## Written exercise
Repeat the material verbatim. Images are excluded from the copy.

------

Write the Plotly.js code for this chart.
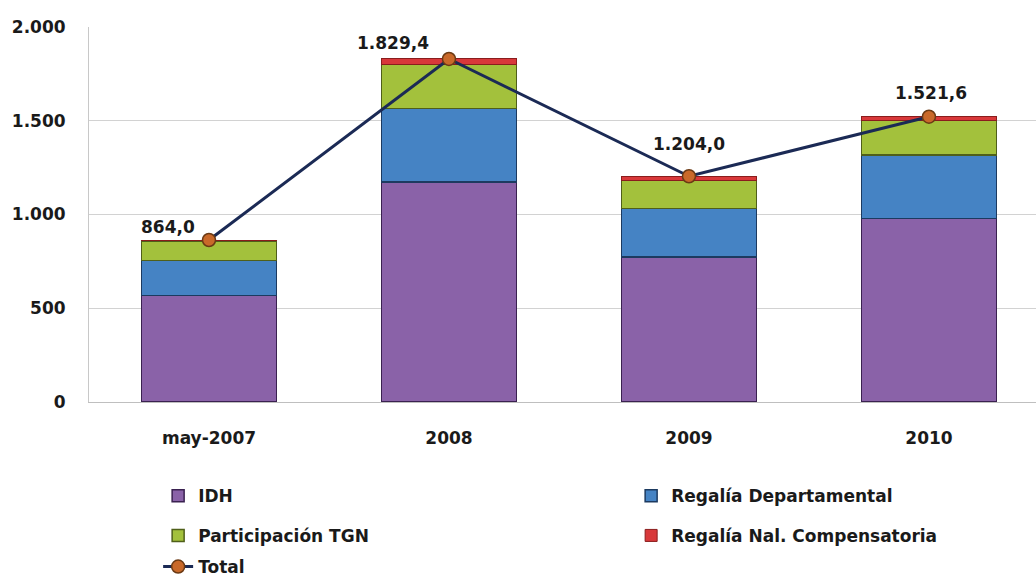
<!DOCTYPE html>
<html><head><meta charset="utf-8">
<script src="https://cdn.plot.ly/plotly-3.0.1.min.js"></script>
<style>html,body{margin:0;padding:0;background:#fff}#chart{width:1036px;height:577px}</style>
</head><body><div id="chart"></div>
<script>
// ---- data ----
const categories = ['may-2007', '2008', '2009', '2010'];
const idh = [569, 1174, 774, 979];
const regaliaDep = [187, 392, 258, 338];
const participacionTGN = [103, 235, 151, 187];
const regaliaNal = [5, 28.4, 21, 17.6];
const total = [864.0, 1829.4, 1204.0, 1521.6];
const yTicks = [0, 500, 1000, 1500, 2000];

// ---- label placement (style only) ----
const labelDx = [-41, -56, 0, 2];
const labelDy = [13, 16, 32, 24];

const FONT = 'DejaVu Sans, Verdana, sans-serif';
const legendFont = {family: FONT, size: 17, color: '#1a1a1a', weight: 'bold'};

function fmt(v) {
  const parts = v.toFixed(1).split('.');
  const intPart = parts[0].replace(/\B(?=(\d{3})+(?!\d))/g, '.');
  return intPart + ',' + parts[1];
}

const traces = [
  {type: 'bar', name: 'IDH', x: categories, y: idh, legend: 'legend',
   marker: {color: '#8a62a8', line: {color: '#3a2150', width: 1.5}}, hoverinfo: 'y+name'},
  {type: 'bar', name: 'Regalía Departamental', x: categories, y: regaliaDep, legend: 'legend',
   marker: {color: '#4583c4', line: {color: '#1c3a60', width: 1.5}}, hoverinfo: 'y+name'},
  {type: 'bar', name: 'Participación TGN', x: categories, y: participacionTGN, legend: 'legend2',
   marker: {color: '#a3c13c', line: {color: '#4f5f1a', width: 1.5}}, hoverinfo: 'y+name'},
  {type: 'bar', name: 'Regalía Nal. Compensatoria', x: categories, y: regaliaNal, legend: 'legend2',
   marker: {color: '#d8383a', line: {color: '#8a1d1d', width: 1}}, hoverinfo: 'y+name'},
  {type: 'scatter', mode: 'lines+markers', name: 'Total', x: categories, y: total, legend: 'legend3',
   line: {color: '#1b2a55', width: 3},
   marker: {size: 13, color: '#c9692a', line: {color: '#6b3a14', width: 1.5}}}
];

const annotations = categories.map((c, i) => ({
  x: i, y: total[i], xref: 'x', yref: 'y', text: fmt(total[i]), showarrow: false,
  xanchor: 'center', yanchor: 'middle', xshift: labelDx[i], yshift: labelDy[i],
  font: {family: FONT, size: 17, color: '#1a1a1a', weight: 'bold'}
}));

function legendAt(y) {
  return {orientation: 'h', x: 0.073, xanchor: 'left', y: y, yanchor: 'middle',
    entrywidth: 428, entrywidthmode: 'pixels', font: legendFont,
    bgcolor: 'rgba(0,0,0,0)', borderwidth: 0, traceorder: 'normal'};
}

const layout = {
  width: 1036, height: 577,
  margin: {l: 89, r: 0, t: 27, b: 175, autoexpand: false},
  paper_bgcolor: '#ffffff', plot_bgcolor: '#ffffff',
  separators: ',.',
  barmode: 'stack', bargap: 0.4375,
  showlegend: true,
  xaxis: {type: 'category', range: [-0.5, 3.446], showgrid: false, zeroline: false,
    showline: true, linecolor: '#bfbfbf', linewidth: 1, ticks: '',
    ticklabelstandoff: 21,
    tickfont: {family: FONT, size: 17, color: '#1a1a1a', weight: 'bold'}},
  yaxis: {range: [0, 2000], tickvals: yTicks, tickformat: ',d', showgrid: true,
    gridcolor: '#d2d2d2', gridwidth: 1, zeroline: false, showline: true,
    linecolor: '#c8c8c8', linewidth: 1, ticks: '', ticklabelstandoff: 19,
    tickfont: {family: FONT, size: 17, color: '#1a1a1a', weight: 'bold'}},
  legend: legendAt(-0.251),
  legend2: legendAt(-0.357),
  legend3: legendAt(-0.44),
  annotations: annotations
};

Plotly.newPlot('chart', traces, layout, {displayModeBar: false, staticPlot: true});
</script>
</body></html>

------

## The response
Write the Plotly.js code for this chart.
<!DOCTYPE html>
<html><head><meta charset="utf-8">
<script src="https://cdn.plot.ly/plotly-3.0.1.min.js"></script>
<style>html,body{margin:0;padding:0;background:#fff}#chart{width:1036px;height:577px}</style>
</head><body><div id="chart"></div>
<script>
// ---- data ----
const categories = ['may-2007', '2008', '2009', '2010'];
const idh = [569, 1174, 774, 979];
const regaliaDep = [187, 392, 258, 338];
const participacionTGN = [103, 235, 151, 187];
const regaliaNal = [5, 28.4, 21, 17.6];
const total = [864.0, 1829.4, 1204.0, 1521.6];
const yTicks = [0, 500, 1000, 1500, 2000];

// ---- label placement (style only) ----
const labelDx = [-41, -56, 0, 2];
const labelDy = [13, 16, 32, 24];

const FONT = 'DejaVu Sans, Verdana, sans-serif';
const legendFont = {family: FONT, size: 17, color: '#1a1a1a', weight: 'bold'};

function fmt(v) {
  const parts = v.toFixed(1).split('.');
  const intPart = parts[0].replace(/\B(?=(\d{3})+(?!\d))/g, '.');
  return intPart + ',' + parts[1];
}

const traces = [
  {type: 'bar', name: 'IDH', x: categories, y: idh, legend: 'legend',
   marker: {color: '#8a62a8', line: {color: '#3a2150', width: 1.5}}, hoverinfo: 'y+name'},
  {type: 'bar', name: 'Regalía Departamental', x: categories, y: regaliaDep, legend: 'legend',
   marker: {color: '#4583c4', line: {color: '#1c3a60', width: 1.5}}, hoverinfo: 'y+name'},
  {type: 'bar', name: 'Participación TGN', x: categories, y: participacionTGN, legend: 'legend2',
   marker: {color: '#a3c13c', line: {color: '#4f5f1a', width: 1.5}}, hoverinfo: 'y+name'},
  {type: 'bar', name: 'Regalía Nal. Compensatoria', x: categories, y: regaliaNal, legend: 'legend2',
   marker: {color: '#d8383a', line: {color: '#8a1d1d', width: 1}}, hoverinfo: 'y+name'},
  {type: 'scatter', mode: 'lines+markers', name: 'Total', x: categories, y: total, legend: 'legend3',
   line: {color: '#1b2a55', width: 3},
   marker: {size: 13, color: '#c9692a', line: {color: '#6b3a14', width: 1.5}}}
];

const annotations = categories.map((c, i) => ({
  x: i, y: total[i], xref: 'x', yref: 'y', text: fmt(total[i]), showarrow: false,
  xanchor: 'center', yanchor: 'middle', xshift: labelDx[i], yshift: labelDy[i],
  font: {family: FONT, size: 17, color: '#1a1a1a', weight: 'bold'}
}));

function legendAt(y) {
  return {orientation: 'h', x: 0.073, xanchor: 'left', y: y, yanchor: 'middle',
    entrywidth: 428, entrywidthmode: 'pixels', font: legendFont,
    bgcolor: 'rgba(0,0,0,0)', borderwidth: 0, traceorder: 'normal'};
}

const layout = {
  width: 1036, height: 577,
  margin: {l: 89, r: 0, t: 27, b: 175, autoexpand: false},
  paper_bgcolor: '#ffffff', plot_bgcolor: '#ffffff',
  separators: ',.',
  barmode: 'stack', bargap: 0.4375,
  showlegend: true,
  xaxis: {type: 'category', range: [-0.5, 3.446], showgrid: false, zeroline: false,
    showline: true, linecolor: '#bfbfbf', linewidth: 1, ticks: '',
    ticklabelstandoff: 21,
    tickfont: {family: FONT, size: 17, color: '#1a1a1a', weight: 'bold'}},
  yaxis: {range: [0, 2000], tickvals: yTicks, tickformat: ',d', showgrid: true,
    gridcolor: '#d2d2d2', gridwidth: 1, zeroline: false, showline: true,
    linecolor: '#c8c8c8', linewidth: 1, ticks: '', ticklabelstandoff: 19,
    tickfont: {family: FONT, size: 17, color: '#1a1a1a', weight: 'bold'}},
  legend: legendAt(-0.251),
  legend2: legendAt(-0.357),
  legend3: legendAt(-0.44),
  annotations: annotations
};

Plotly.newPlot('chart', traces, layout, {displayModeBar: false, staticPlot: true});
</script>
</body></html>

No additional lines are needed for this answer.